The attack came as Yugoslav troops in neighboring Serbia returned to a buffer zone bordering Kosovo, until recently a safe haven for another group of Muslim Albanian fighters.

The rebels, who seized control of a string of villages around the northern Macedonian town of Kumanovo at the start of the month, said at least 11 civilians were killed and some 200 wounded when shells hit homes where they were hiding.

The report could not be independently confirmed.

The rebels of the National Liberation Army (NLA) are seeking a change to the constitution which would give Macedonia's large Albanian minority the same legal status as the majority Slav population, and make Albanian an official language.

For the first time since fighting between troops and rebels flared up on May 3rd, government forces moved on Thursday into positions close to the rebel-held villages of Vaksince and Lojane.

They were followed by special police units, sent to evacuate civilians from the conflict zone.

Automatic fire could still be heard coming from the area on Thursday evening, while intensive shelling continued throughout the day in the nearby village of Slupcane - the main NLA stronghold.

Reporters from a local television station who approached Vaksince said troops had exchanged fire with rebels positioned in the village.
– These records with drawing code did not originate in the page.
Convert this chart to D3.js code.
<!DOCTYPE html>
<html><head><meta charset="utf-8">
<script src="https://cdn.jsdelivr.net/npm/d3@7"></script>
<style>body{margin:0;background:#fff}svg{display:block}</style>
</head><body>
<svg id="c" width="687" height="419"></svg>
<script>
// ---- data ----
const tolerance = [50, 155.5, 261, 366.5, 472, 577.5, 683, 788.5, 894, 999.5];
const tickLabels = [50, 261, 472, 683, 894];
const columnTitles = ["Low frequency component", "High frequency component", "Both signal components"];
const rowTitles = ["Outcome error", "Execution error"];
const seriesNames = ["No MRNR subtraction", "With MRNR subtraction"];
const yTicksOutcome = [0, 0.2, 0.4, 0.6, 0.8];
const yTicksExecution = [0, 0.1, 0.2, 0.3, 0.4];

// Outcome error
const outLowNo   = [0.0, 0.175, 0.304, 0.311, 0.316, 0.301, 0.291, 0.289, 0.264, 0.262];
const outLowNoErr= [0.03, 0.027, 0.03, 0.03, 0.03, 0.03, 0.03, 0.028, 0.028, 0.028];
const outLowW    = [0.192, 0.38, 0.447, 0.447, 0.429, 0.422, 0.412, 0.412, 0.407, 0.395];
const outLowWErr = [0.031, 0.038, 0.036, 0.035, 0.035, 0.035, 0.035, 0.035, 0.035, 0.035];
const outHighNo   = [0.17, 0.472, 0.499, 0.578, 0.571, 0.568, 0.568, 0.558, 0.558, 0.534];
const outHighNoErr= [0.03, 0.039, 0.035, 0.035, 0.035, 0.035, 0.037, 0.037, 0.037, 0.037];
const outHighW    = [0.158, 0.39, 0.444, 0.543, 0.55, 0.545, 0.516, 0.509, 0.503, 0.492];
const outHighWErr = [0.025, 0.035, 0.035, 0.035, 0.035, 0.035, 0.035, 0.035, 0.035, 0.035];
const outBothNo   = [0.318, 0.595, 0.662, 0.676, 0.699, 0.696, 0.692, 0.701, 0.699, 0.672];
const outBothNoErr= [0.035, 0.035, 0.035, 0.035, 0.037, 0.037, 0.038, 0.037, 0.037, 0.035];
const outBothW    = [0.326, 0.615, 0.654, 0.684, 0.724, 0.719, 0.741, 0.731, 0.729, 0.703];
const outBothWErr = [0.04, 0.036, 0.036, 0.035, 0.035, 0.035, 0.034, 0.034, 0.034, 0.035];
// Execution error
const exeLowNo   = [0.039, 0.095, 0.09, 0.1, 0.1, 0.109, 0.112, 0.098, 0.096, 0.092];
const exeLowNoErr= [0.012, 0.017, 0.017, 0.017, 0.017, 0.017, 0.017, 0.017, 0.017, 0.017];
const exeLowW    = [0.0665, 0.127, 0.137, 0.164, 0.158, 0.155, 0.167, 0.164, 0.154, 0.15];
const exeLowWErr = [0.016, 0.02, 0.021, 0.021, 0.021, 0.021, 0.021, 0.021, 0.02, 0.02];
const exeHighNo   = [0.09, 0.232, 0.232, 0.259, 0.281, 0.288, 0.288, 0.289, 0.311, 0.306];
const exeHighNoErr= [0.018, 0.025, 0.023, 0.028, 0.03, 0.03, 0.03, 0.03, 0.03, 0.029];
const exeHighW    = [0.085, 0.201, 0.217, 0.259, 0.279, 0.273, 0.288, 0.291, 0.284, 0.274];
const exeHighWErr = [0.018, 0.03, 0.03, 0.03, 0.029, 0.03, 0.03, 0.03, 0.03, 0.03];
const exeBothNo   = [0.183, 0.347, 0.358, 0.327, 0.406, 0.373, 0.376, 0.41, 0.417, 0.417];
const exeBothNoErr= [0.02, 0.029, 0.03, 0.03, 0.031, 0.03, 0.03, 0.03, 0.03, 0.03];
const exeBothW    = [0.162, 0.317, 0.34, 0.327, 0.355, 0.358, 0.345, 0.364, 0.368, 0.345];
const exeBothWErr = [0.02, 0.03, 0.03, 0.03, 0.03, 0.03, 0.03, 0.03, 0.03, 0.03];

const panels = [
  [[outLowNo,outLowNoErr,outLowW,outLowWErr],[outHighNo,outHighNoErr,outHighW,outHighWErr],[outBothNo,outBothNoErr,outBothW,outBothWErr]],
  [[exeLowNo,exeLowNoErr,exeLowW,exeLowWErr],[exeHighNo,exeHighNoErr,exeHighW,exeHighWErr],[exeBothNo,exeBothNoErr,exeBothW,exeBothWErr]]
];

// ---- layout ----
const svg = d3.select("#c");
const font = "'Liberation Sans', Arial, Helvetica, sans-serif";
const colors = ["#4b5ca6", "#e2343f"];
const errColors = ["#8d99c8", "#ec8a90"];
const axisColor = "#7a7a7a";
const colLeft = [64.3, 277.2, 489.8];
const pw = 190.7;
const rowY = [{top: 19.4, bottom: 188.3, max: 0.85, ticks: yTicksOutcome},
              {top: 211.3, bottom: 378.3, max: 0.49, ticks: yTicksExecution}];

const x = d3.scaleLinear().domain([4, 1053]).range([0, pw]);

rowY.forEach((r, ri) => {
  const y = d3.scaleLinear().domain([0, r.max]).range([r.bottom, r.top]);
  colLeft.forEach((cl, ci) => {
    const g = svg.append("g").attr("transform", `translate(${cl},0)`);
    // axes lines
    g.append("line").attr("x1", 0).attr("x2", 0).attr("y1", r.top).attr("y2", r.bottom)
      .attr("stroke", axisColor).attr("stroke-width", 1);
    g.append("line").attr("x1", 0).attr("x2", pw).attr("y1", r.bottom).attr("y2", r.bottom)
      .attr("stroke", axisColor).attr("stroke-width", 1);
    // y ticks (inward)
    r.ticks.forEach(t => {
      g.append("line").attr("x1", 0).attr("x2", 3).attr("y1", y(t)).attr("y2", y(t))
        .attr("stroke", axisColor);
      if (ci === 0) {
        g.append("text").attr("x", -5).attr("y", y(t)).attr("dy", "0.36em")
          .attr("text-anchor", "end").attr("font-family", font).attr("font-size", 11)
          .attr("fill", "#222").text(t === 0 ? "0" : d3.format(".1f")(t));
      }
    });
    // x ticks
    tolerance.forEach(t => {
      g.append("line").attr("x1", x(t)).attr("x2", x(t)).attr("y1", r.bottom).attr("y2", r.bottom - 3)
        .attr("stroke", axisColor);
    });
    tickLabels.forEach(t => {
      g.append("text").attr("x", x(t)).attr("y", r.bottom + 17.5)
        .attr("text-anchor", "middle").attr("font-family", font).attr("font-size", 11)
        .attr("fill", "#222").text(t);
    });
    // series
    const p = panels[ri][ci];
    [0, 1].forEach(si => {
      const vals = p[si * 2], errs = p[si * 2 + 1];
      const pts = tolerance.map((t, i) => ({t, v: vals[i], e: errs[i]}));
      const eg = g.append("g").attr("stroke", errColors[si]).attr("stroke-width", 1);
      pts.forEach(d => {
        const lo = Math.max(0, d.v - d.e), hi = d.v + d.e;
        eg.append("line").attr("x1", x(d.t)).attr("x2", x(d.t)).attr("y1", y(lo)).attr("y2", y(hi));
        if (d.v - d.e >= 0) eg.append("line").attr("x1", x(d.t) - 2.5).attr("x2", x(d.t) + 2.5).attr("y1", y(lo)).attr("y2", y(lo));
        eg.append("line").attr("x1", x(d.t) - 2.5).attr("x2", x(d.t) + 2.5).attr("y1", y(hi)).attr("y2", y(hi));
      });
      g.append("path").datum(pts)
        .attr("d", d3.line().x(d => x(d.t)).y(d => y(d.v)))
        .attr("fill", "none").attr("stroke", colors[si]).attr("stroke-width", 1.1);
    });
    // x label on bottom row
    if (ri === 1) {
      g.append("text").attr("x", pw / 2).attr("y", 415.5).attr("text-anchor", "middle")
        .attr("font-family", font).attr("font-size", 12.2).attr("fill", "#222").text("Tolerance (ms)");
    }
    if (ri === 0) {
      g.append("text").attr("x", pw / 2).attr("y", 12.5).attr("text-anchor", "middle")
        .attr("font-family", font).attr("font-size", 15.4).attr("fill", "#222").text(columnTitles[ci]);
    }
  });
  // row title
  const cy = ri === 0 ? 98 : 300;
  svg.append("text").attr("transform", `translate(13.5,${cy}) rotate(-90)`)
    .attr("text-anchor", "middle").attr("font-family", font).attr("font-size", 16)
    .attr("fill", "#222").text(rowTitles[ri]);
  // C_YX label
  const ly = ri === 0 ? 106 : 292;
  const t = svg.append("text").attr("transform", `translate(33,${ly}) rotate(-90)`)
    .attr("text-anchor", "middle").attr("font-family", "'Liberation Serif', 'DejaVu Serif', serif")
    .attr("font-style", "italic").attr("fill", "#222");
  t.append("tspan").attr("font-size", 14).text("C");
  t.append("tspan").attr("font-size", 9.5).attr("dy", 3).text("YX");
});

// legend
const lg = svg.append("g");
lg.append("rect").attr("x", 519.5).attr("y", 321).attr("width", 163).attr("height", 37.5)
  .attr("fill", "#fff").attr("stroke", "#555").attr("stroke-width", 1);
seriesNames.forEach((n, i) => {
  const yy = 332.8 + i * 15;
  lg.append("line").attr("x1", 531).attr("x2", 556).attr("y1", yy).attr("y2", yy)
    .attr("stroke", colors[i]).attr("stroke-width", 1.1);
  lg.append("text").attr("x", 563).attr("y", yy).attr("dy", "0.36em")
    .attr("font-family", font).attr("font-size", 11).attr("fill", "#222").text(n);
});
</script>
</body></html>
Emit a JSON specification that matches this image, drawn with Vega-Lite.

They said snipers had shot at them.

Thursday's assault was one of the most intense since Albanian rebels began an armed campaign in this fragile multi-ethnic state in March.

The army used T-55 tank cannon, mortars and heavy machineguns against the rebel-held villages.

Thick smoke rose from numerous houses in flames in Vaksince and Slupcane, as two Mi-24 combat helicopters flew over the area.

The International Committee of the Red Cross says some 10,000 civilians remained in the combat zone, making the military action highly delicate.

The government in Skopje has repeatedly appealed to civilians to leave.

On May 17th, the government announced it was suspending its military operations against the rebels to avoid "bloodshed" and civilian deaths. But it also refused to negotiate with the rebels and warned it would respond to "provocation" from them.

The short-lived pause in fighting coincided with the formation of a national unity government comprising parties representing both Slavs and Muslim Albanians.

Army spokesman Colonel Blagoja Markovski said Thursday's offensive was designed to "surround the region of conflict, to arrest and push back the groups of terrorists and create conditions to allow civilians to leave the region".

He said it was a response to "more and more frequent and arrogant actions in the region of Lipkovo", a village near Kumanovo and one of the main strongholds of the NLA.

Fighting resumed in earnest after Macedonian media reported that representatives of Albanian parties who joined the national unity government last week had signed a declaration with rebel leaders pledging to take "common action" to find a solution to the separatist unrest.

The move sparked uproar in Skopje and abroad.

Macedonian Defense Minister Vlado Buckovski warned the fragile coalition government could fall apart unless its two Albanian members - the Democratic Party of Albanians (DPA) and the Party for Democracy and Prosperity (PDP) - distanced themselves from the rebels.

"We are in a situation of political crisis," he said.

President Boris Trajovksi said the DPA and PDP should "say clearly that terrorists will not be allowed to participate in decisions on the future" of the country and "tear up the declaration" signed with the rebels.

"Otherwise it will be impossible for us to work together," he added.

The European Union, Germany and the United States also rejected the accord.

"We consider that the joint agreement ... is totally unacceptable, in more than one way," said a statement issued on behalf of the 15-nation EU by the British Embassy in Skopje.

German Foreign Minister Joschka Fischer said the accord went "against the views of the international community".

"The recourse to violence to achieve political ends, as practiced by the NLA, is unacceptable. For that reason, the NLA cannot be admitted into the political process," Fischer said.

Washington said: "We consider totally unacceptable the joint statement and any other effort to bring this insurgent group into the state structures."